■ **Raw data**
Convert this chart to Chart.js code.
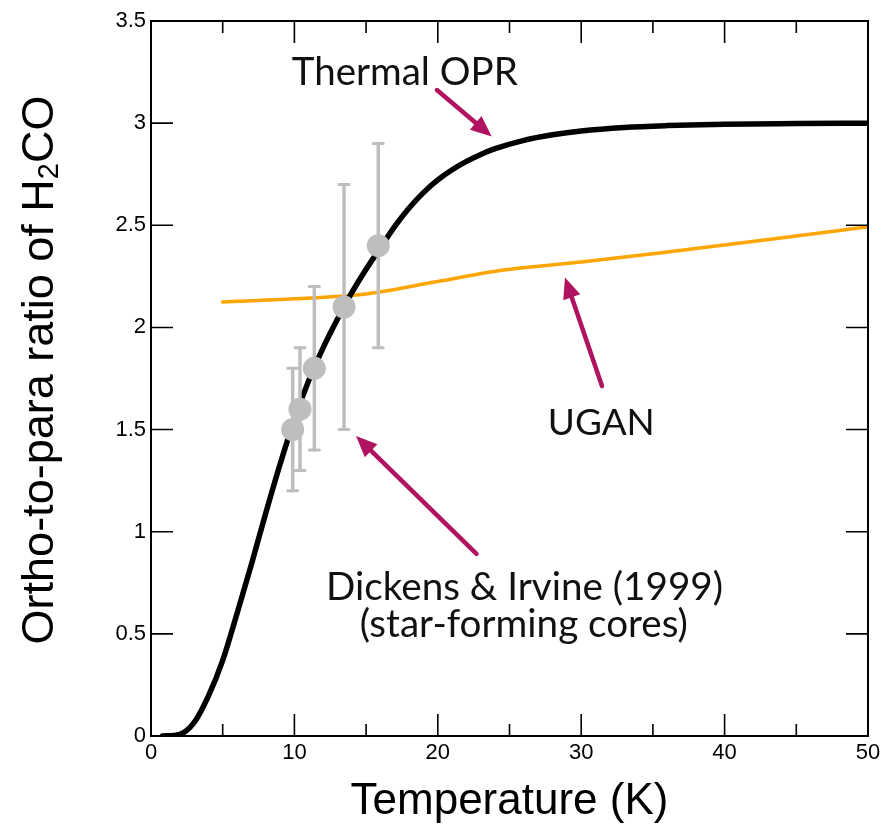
<!DOCTYPE html>
<html><head><meta charset="utf-8">
<script src="https://cdn.jsdelivr.net/npm/chart.js@4.4.1/dist/chart.umd.min.js"></script>
<style>html,body{margin:0;padding:0;background:#fff;}#wrap{width:890px;height:827px;position:relative;}</style>
</head><body><div id="wrap"><canvas id="c" width="890" height="827"></canvas></div>
<script>
// ---- data ----
const thermalT   = [0.8, 2, 3, 4, 5, 6, 7, 8, 9, 10, 11, 12, 13, 14, 15, 16, 17, 18, 19, 20, 21, 22, 23, 24, 26, 28, 30, 33, 36, 40, 45, 50];
const thermalOPR = [0, 0.008, 0.065, 0.195, 0.37, 0.6, 0.84, 1.09, 1.33, 1.55, 1.74, 1.90, 2.04, 2.17, 2.285, 2.39, 2.495, 2.585, 2.66, 2.722, 2.772, 2.813, 2.847, 2.875, 2.916, 2.943, 2.962, 2.979, 2.988, 2.995, 2.998, 3.0];
const uganT   = [5, 10, 14.8, 20, 24.6, 30, 35.3, 42.8, 50];
const uganOPR = [2.124, 2.14, 2.162, 2.225, 2.281, 2.32, 2.363, 2.428, 2.493];
const obsT    = [9.88, 10.39, 11.39, 13.46, 15.85];
const obsOPR  = [1.5, 1.6, 1.8, 2.1, 2.4];
const obsLow  = [1.2, 1.3, 1.4, 1.5, 1.9];
const obsHigh = [1.8, 1.9, 2.2, 2.7, 2.9];
const xMajorTicks = [0, 10, 20, 30, 40, 50];
const xMinorTicks = [5, 15, 25, 35, 45];
const yTicks = [0, 0.5, 1, 1.5, 2, 2.5, 3, 3.5];
const xTickLabels = ['0', '10', '20', '30', '40', '50'];
const yTickLabels = ['0', '0.5', '1', '1.5', '2', '2.5', '3', '3.5'];
const xTitle = 'Temperature (K)';
const yTitleParts = ['Ortho-to-para ratio of H', '2', 'CO'];
const noteThermal = 'Thermal OPR';
const noteUgan = 'UGAN';
const noteObs = ['Dickens & Irvine (1999)', '(star-forming cores)'];

// annotation placement (data units)
const notes = [
  {text: noteThermal, x: 17.7, y: 3.187, w: 226},
  {text: noteUgan, x: 31.4, y: 1.473, w: 107},
  {text: noteObs[0], x: 26.05, y: 0.666, w: 397, group: 'obs'},
  {text: noteObs[1], x: 26.0, y: 0.4846, group: 'obs'}
];
const arrows = [
  {from: [19.94, 3.162], to: [23.76, 2.935]},
  {from: [31.45, 1.713], to: [28.87, 2.245]},
  {from: [22.7, 0.891], to: [14.3, 1.468]}
];

const MAG = '#B0135F';
const GRAY = '#BEBEBE';
const NOTE_FONT = 'Lato, "DejaVu Sans", sans-serif';
const AX_FONT = '"Liberation Sans", Arial, sans-serif';

const toXY = (xs, ys) => xs.map((x, i) => ({x: x, y: ys[i]}));

const framePlugin = {
  id: 'frame',
  beforeDatasetDraw(chart, args) {
    if (args.index !== 2) return;
    const ctx = chart.ctx, xs = chart.scales.x, ys = chart.scales.y;
    ctx.save();
    ctx.strokeStyle = GRAY; ctx.lineCap = 'round';
    obsT.forEach((t, i) => {
      const px = xs.getPixelForValue(t);
      const lo = ys.getPixelForValue(obsLow[i]), hi = ys.getPixelForValue(obsHigh[i]);
      ctx.lineWidth = 3.5;
      ctx.beginPath(); ctx.moveTo(px, lo); ctx.lineTo(px, hi); ctx.stroke();
      ctx.lineWidth = 3;
      ctx.beginPath(); ctx.moveTo(px - 5, lo); ctx.lineTo(px + 5, lo);
      ctx.moveTo(px - 5, hi); ctx.lineTo(px + 5, hi); ctx.stroke();
    });
    ctx.restore();
  },
  afterDraw(chart) {
    const ctx = chart.ctx, a = chart.chartArea, xs = chart.scales.x, ys = chart.scales.y;
    ctx.save();
    // frame
    ctx.strokeStyle = '#000'; ctx.lineWidth = 2;
    ctx.strokeRect(a.left, a.top, a.right - a.left, a.bottom - a.top);
    // inward ticks
    ctx.lineWidth = 1.6;
    ctx.beginPath();
    const xt = (v, len) => { const p = xs.getPixelForValue(v);
      ctx.moveTo(p, a.bottom); ctx.lineTo(p, a.bottom - len);
      ctx.moveTo(p, a.top); ctx.lineTo(p, a.top + len); };
    xMajorTicks.forEach(v => xt(v, 22));
    xMinorTicks.forEach(v => xt(v, 12));
    yTicks.forEach(v => { const p = ys.getPixelForValue(v);
      ctx.moveTo(a.left, p); ctx.lineTo(a.left + 22, p);
      ctx.moveTo(a.right, p); ctx.lineTo(a.right - 22, p); });
    ctx.stroke();

    // tick labels
    ctx.fillStyle = '#000';
    ctx.font = '22px ' + AX_FONT;
    ctx.textAlign = 'center'; ctx.textBaseline = 'top';
    xMajorTicks.forEach((v, i) => ctx.fillText(xTickLabels[i], xs.getPixelForValue(v), a.bottom + 6));
    ctx.textAlign = 'right'; ctx.textBaseline = 'middle';
    yTicks.forEach((v, i) => ctx.fillText(yTickLabels[i], a.left - 5, ys.getPixelForValue(v)));

    // axis titles
    ctx.font = '44px ' + AX_FONT;
    ctx.textAlign = 'center'; ctx.textBaseline = 'alphabetic';
    ctx.fillText(xTitle, (a.left + a.right) / 2, 814);

    ctx.save();
    ctx.translate(53, 370);
    ctx.rotate(-Math.PI / 2);
    ctx.textAlign = 'left';
    const big = '45px ' + AX_FONT;
    const small = '29px ' + AX_FONT;
    ctx.font = big; const w1 = ctx.measureText(yTitleParts[0]).width;
    const w3 = ctx.measureText(yTitleParts[2]).width;
    ctx.font = small; const w2 = ctx.measureText(yTitleParts[1]).width;
    let x0 = -(w1 + w2 + w3) / 2;
    ctx.font = big; ctx.fillText(yTitleParts[0], x0, 0);
    ctx.font = small; ctx.fillText(yTitleParts[1], x0 + w1, 5);
    ctx.font = big; ctx.fillText(yTitleParts[2], x0 + w1 + w2, 0);
    ctx.restore();

    // arrows
    ctx.strokeStyle = MAG; ctx.fillStyle = MAG; ctx.lineWidth = 4.5; ctx.lineCap = 'round';
    arrows.forEach(ar => {
      const x1 = xs.getPixelForValue(ar.from[0]), y1 = ys.getPixelForValue(ar.from[1]);
      const x2 = xs.getPixelForValue(ar.to[0]), y2 = ys.getPixelForValue(ar.to[1]);
      const ang = Math.atan2(y2 - y1, x2 - x1);
      const hl = 21, hw = 9;
      const bx = x2 - hl * Math.cos(ang), by = y2 - hl * Math.sin(ang);
      ctx.beginPath(); ctx.moveTo(x1, y1); ctx.lineTo(bx + 3 * Math.cos(ang), by + 3 * Math.sin(ang)); ctx.stroke();
      ctx.beginPath(); ctx.moveTo(x2, y2);
      ctx.lineTo(bx + hw * Math.sin(ang), by - hw * Math.cos(ang));
      ctx.lineTo(bx - hw * Math.sin(ang), by + hw * Math.cos(ang));
      ctx.closePath(); ctx.fill();
    });

    // notes
    ctx.fillStyle = '#111'; ctx.textAlign = 'center'; ctx.textBaseline = 'alphabetic';
    let groupSize = null;
    notes.forEach(n => {
      let size;
      if (n.w) {
        ctx.font = '100px ' + NOTE_FONT;
        size = 100 * n.w / ctx.measureText(n.text).width;
        if (n.group) groupSize = size;
      } else size = groupSize;
      ctx.font = size.toFixed(2) + 'px ' + NOTE_FONT;
      ctx.fillText(n.text, xs.getPixelForValue(n.x), ys.getPixelForValue(n.y));
    });
    ctx.restore();
  }
};

new Chart(document.getElementById('c'), {
  type: 'line',
  data: {
    datasets: [
      {label: 'Thermal OPR', data: toXY(thermalT, thermalOPR), borderColor: '#000', borderWidth: 5.5,
       pointRadius: 0, cubicInterpolationMode: 'monotone', borderCapStyle: 'round', borderJoinStyle: 'round', order: 2},
      {label: 'UGAN', data: toXY(uganT, uganOPR), borderColor: '#FFA500', borderWidth: 3.5,
       pointRadius: 0, cubicInterpolationMode: 'monotone', borderCapStyle: 'round', order: 3},
      {label: 'Dickens & Irvine (1999)', type: 'scatter', data: toXY(obsT, obsOPR), showLine: false,
       pointRadius: 11.5, pointBackgroundColor: GRAY, pointBorderWidth: 0, borderColor: GRAY, order: 1}
    ]
  },
  options: {
    responsive: false, devicePixelRatio: 1, animation: false,
    layout: {padding: {top: 21, right: 22, left: 0, bottom: 0}},
    plugins: {legend: {display: false}, tooltip: {enabled: false}},
    scales: {
      x: {type: 'linear', min: 0, max: 50,
        afterBuildTicks: s => { s.ticks = xMajorTicks.map(v => ({value: v})); },
        afterFit: s => { s.height = 91; },
        grid: {display: false, drawTicks: false}, border: {display: false},
        ticks: {display: false}},
      y: {type: 'linear', min: 0, max: 3.5,
        afterBuildTicks: s => { s.ticks = yTicks.map(v => ({value: v})); },
        afterFit: s => { s.width = 151; },
        grid: {display: false, drawTicks: false}, border: {display: false},
        ticks: {display: false}}
    }
  },
  plugins: [framePlugin]
});
</script></body></html>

■ **Aim**
Starting at the first line of the material, output exactly the lines up to and including the one with "const noteObs = ['Dickens". Do not include the pictures.

■ **Answer for this exercise**
Convert this chart to Chart.js code.
<!DOCTYPE html>
<html><head><meta charset="utf-8">
<script src="https://cdn.jsdelivr.net/npm/chart.js@4.4.1/dist/chart.umd.min.js"></script>
<style>html,body{margin:0;padding:0;background:#fff;}#wrap{width:890px;height:827px;position:relative;}</style>
</head><body><div id="wrap"><canvas id="c" width="890" height="827"></canvas></div>
<script>
// ---- data ----
const thermalT   = [0.8, 2, 3, 4, 5, 6, 7, 8, 9, 10, 11, 12, 13, 14, 15, 16, 17, 18, 19, 20, 21, 22, 23, 24, 26, 28, 30, 33, 36, 40, 45, 50];
const thermalOPR = [0, 0.008, 0.065, 0.195, 0.37, 0.6, 0.84, 1.09, 1.33, 1.55, 1.74, 1.90, 2.04, 2.17, 2.285, 2.39, 2.495, 2.585, 2.66, 2.722, 2.772, 2.813, 2.847, 2.875, 2.916, 2.943, 2.962, 2.979, 2.988, 2.995, 2.998, 3.0];
const uganT   = [5, 10, 14.8, 20, 24.6, 30, 35.3, 42.8, 50];
const uganOPR = [2.124, 2.14, 2.162, 2.225, 2.281, 2.32, 2.363, 2.428, 2.493];
const obsT    = [9.88, 10.39, 11.39, 13.46, 15.85];
const obsOPR  = [1.5, 1.6, 1.8, 2.1, 2.4];
const obsLow  = [1.2, 1.3, 1.4, 1.5, 1.9];
const obsHigh = [1.8, 1.9, 2.2, 2.7, 2.9];
const xMajorTicks = [0, 10, 20, 30, 40, 50];
const xMinorTicks = [5, 15, 25, 35, 45];
const yTicks = [0, 0.5, 1, 1.5, 2, 2.5, 3, 3.5];
const xTickLabels = ['0', '10', '20', '30', '40', '50'];
const yTickLabels = ['0', '0.5', '1', '1.5', '2', '2.5', '3', '3.5'];
const xTitle = 'Temperature (K)';
const yTitleParts = ['Ortho-to-para ratio of H', '2', 'CO'];
const noteThermal = 'Thermal OPR';
const noteUgan = 'UGAN';
const noteObs = ['Dickens & Irvine (1999)', '(star-forming cores)'];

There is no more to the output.